Geo-synchronicity. That is the name I gave to symplanicity, this new phenomenon that could not have been discovered before we possessed, as we do today, geographic maps faithful to reality. I was led to this phenomenon quite by chance in 1989, after reading Jacques Trescases’ book L’Étoile flamboyante. Two pentagrams were drawn over France: a smaller one whose points represented the cities of our most beautiful cathedrals, and a larger one whose points marked places where Master builders and Compagnons du Devoir gathered during their tours of France. It was only when I transcribed these two pentagrams onto a Michelin map of France that they began to “speak” to me. I discovered only about twenty lines of meaning, but they concerned Joan of Arc—the pivotal figure in French history between the temporal world and the spiritual world—François Mitterrand, the President of the Republic at the time, and the destiny of my own modest person.

Symplanicity, a gateway to the fifth dimension

After several years of research and reflection, I came to the conclusion that symplanicity is the manifestation of a dimension other than that of our four-dimensional world (the three dimensions of space and that of time), the only ones perceptible to our five senses or to the technological tools that extend them—atomic microscopes, cyclotrons, or telescopes.

Since symplanicity uses symbols to reveal meaning, I deduced that it unfolds within the universe of meaning itself, what C.G. Jung called the collective unconscious. Let us be clear: for me, symplanicity is the gateway to the dimension closest to our universe that is accessible to us—the fifth dimension, that of Spirit. This new dimension is accessible only through the mind, just as the ordinary four-dimensional universe, the phenomenal world, is accessible only through our senses.

Why does modern humanity have so much difficulty with the subtle world?

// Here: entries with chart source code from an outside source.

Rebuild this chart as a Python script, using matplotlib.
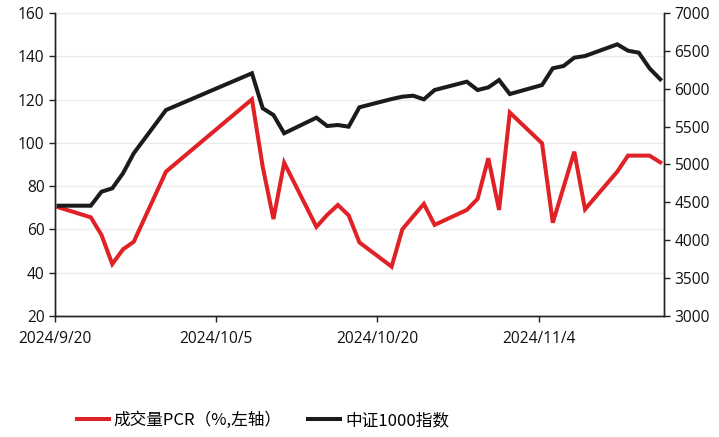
import matplotlib
matplotlib.use("Agg")
import matplotlib.pyplot as plt
import matplotlib.dates as mdates
import numpy as np
import datetime as dt

plt.rcParams['font.family'] = ['Noto Sans CJK SC', 'DejaVu Sans']

dates = ["2024-09-20", "2024-09-23", "2024-09-24", "2024-09-25", "2024-09-26", "2024-09-27",
         "2024-09-30", "2024-10-08", "2024-10-09", "2024-10-10", "2024-10-11",
         "2024-10-14", "2024-10-15", "2024-10-16", "2024-10-17", "2024-10-18",
         "2024-10-21", "2024-10-22", "2024-10-23", "2024-10-24", "2024-10-25",
         "2024-10-28", "2024-10-29", "2024-10-30", "2024-10-31", "2024-11-01",
         "2024-11-04", "2024-11-05", "2024-11-06", "2024-11-07", "2024-11-08",
         "2024-11-11", "2024-11-12", "2024-11-13", "2024-11-14", "2024-11-15"]

pcr = [70.2, 65.6, 57.4, 44.0, 50.8, 54.3,
       86.7, 120.1, 89.0, 64.8, 90.8,
       61.2, 66.7, 71.3, 66.5, 54.0,
       42.8, 60.1, 66.0, 71.8, 62.1,
       69.0, 74.1, 92.9, 69.0, 114.0,
       99.8, 63.1, 79.5, 95.9, 69.3,
       86.7, 94.1, 94.1, 94.1, 91.0]

csi1000 = [4456, 4456, 4641, 4685, 4884, 5148,
           5719, 6204, 5742, 5653, 5412,
           5618, 5508, 5521, 5499, 5755,
           5864, 5895, 5908, 5860, 5983,
           6093, 5983, 6018, 6115, 5930,
           6049, 6270, 6300, 6410, 6432,
           6586, 6502, 6476, 6270, 6125]

xtick_dates = ["2024-09-20", "2024-10-05", "2024-10-20", "2024-11-04"]
xtick_labels = ["2024/9/20", "2024/10/5", "2024/10/20", "2024/11/4"]
left_ticks = [20, 40, 60, 80, 100, 120, 140, 160]
right_ticks = [3000, 3500, 4000, 4500, 5000, 5500, 6000, 6500, 7000]

x = mdates.date2num([dt.datetime.strptime(d, "%Y-%m-%d") for d in dates])
xt = mdates.date2num([dt.datetime.strptime(d, "%Y-%m-%d") for d in xtick_dates])

red = "#e02126"
blk = "#1b1b1b"

fig = plt.figure(figsize=(7.19, 4.37), dpi=100)
ax = fig.add_axes([0.0765, 0.2769, 0.847, 0.6934])
ax2 = ax.twinx()

l1, = ax.plot(x, pcr, color=red, lw=2.9, solid_joinstyle='miter', label="成交量PCR（%,左轴）", zorder=3)
l2, = ax2.plot(x, csi1000, color=blk, lw=2.9, solid_joinstyle='miter', label="中证1000指数", zorder=3)

ax.set_xlim(x[0] - 0.33, x[-1] + 0.35)
ax.set_ylim(20, 160)
ax2.set_ylim(3000, 7000)
ax.set_yticks(left_ticks)
ax2.set_yticks(right_ticks)
ax.set_xticks(xt - 0.33)
ax.set_xticklabels(xtick_labels)

ax.grid(axis='y', color='#ebebeb', lw=1.0)
ax.set_axisbelow(True)

for a in (ax, ax2):
    a.spines['top'].set_visible(False)
    for s in ('left', 'right', 'bottom'):
        a.spines[s].set_color('#222222')
        a.spines[s].set_linewidth(1.0)
    a.tick_params(colors='#222222', labelcolor='#111111', length=4.5, width=1.0, labelsize=11.2)
    for lab in a.get_xticklabels() + a.get_yticklabels():
        lab.set_fontfamily(['Open Sans', 'DejaVu Sans'])
ax.tick_params(axis='y', pad=3)
ax2.tick_params(axis='y', pad=3)
ax.tick_params(axis='x', pad=6.5)

fig.legend(handles=[l1, l2], loc='center', bbox_to_anchor=(0.366, 0.038), ncol=2,
           frameon=False, fontsize=12, handlelength=1.9, handletextpad=0.3,
           columnspacing=1.6)

fig.savefig("out.png", dpi=100)
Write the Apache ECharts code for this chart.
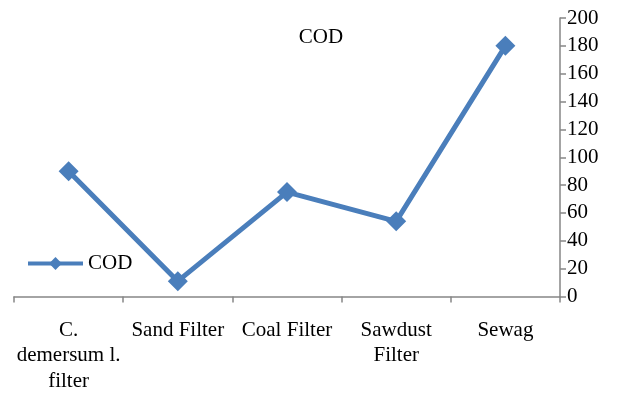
<!DOCTYPE html>
<html>
<head>
<meta charset="utf-8">
<script src="https://cdn.jsdelivr.net/npm/echarts@6/dist/echarts.min.js"></script>
<style>
html, body { margin: 0; padding: 0; background: #fff; }
#chart { width: 627px; height: 394px; }
</style>
</head>
<body>
<div id="chart"></div>
<script>
// COD by treatment stage
const categories = ['C.\ndemersum l.\nfilter', 'Sand Filter', 'Coal Filter', 'Sawdust\nFilter', 'Sewag'];
const codValues = [90, 11, 75, 54, 180];
const seriesName = 'COD';

const serif = '"Liberation Serif", "Times New Roman", serif';
const axisGray = '#868686';
const lineBlue = '#4A7EBB';

const chart = echarts.init(document.getElementById('chart'));
chart.setOption({
  animation: false,
  title: {
    text: 'COD',
    left: 316,
    top: 22,
    textAlign: 'center',
    textStyle: { fontFamily: serif, fontSize: 21, fontWeight: 'normal', color: '#000' }
  },
  legend: {
    data: [seriesName],
    left: 21,
    top: 248,
    itemWidth: 55,
    itemHeight: 16,
    itemGap: 4,
    lineStyle: { width: 4 },
    textStyle: { fontFamily: serif, fontSize: 21, color: '#000' }
  },
  grid: { left: 14, right: 67, top: 18, bottom: 96, containLabel: false },
  xAxis: {
    type: 'category',
    data: categories,
    boundaryGap: true,
    axisLine: { lineStyle: { color: axisGray, width: 1.5 } },
    axisTick: { show: true, length: 6, inside: false, lineStyle: { color: axisGray, width: 1.5 } },
    axisLabel: {
      interval: 0,
      margin: 21,
      fontFamily: serif,
      fontSize: 21,
      color: '#000',
      lineHeight: 25.5
    }
  },
  yAxis: {
    type: 'value',
    position: 'right',
    min: 0,
    max: 200,
    interval: 20,
    splitLine: { show: false },
    axisLine: { show: true, lineStyle: { color: axisGray, width: 1.5 } },
    axisTick: { show: true, length: 6, lineStyle: { color: axisGray, width: 1.5 } },
    axisLabel: { margin: 7, fontFamily: serif, fontSize: 21, color: '#000' }
  },
  series: [{
    name: seriesName,
    type: 'line',
    data: codValues,
    symbol: 'diamond',
    symbolSize: 20,
    lineStyle: { color: lineBlue, width: 5 },
    itemStyle: { color: lineBlue }
  }]
});
</script>
</body>
</html>
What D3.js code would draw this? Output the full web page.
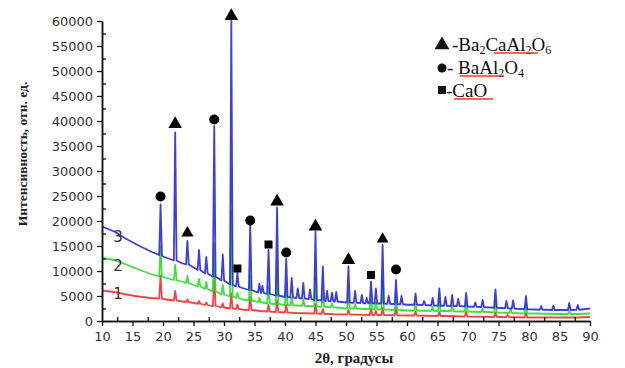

To grasp the world of the spirit, it is necessary to take into account the theory of the two cerebral hemispheres. Contemporary civilized humans use—except in rare cases—primarily, if not exclusively, their left brain: the brain of reason, analysis, division, calculation, and the segmentation of knowledge. The left brain is hypertrophied, while the right brain, little or not at all stimulated, is atrophied.

The right brain is the brain of intuition, emotion, holistic thinking, and the symbolic universe; it alone can resonate with symplanicity, just as it does with synchronicity. Humans before the advent of writing were more intuitive and contemplative than those of today, who believe only what they see. Yet, as Saint-Exupéry reminded us, “One sees clearly only with the heart. What is essential is invisible to the eye.” And in one of his books he added, “To know is not to demonstrate or to explain; it is to gain access to vision.” These two quotations may seem paradoxical, but in fact they are not, because the vision in question is not optical vision but inner vision—the vision of the mind or of consciousness.

Symplanicity is the simplest means of moving from the material universe to the spiritual universe, from the physical world to the metaphysical world. After the preliminary step of setting aside our preconceptions, it asks only one thing of us: to accept simply looking in order to see—that is, to perceive meaning when it exists.

A new way of looking at the world

Civilization is in crisis not only because institutions are failing, but above all because humanity first seeks external solutions, whereas the solutions are primarily within ourselves. This message is not easy to convey to contemporary humans, who often have only rights and no longer know what duties are, who know the price of everything but the value of almost nothing… Without a reversal of values and a change in perspective, our civilization has no future other than to drag us into a world of permanent stress, speed, and addiction to smartphones or other videophones which, when poorly used, vampirize our attention and insidiously transform us into robots. Just look around you.

And yet the solution is simple, concerns only ourselves, and cannot be shared, for we alone can see ultimate reality—and not others. Symplanicity contributes to the awakening of consciousness by pushing back the limits of reality. Within you, more subtle senses are asking to be engaged—test them!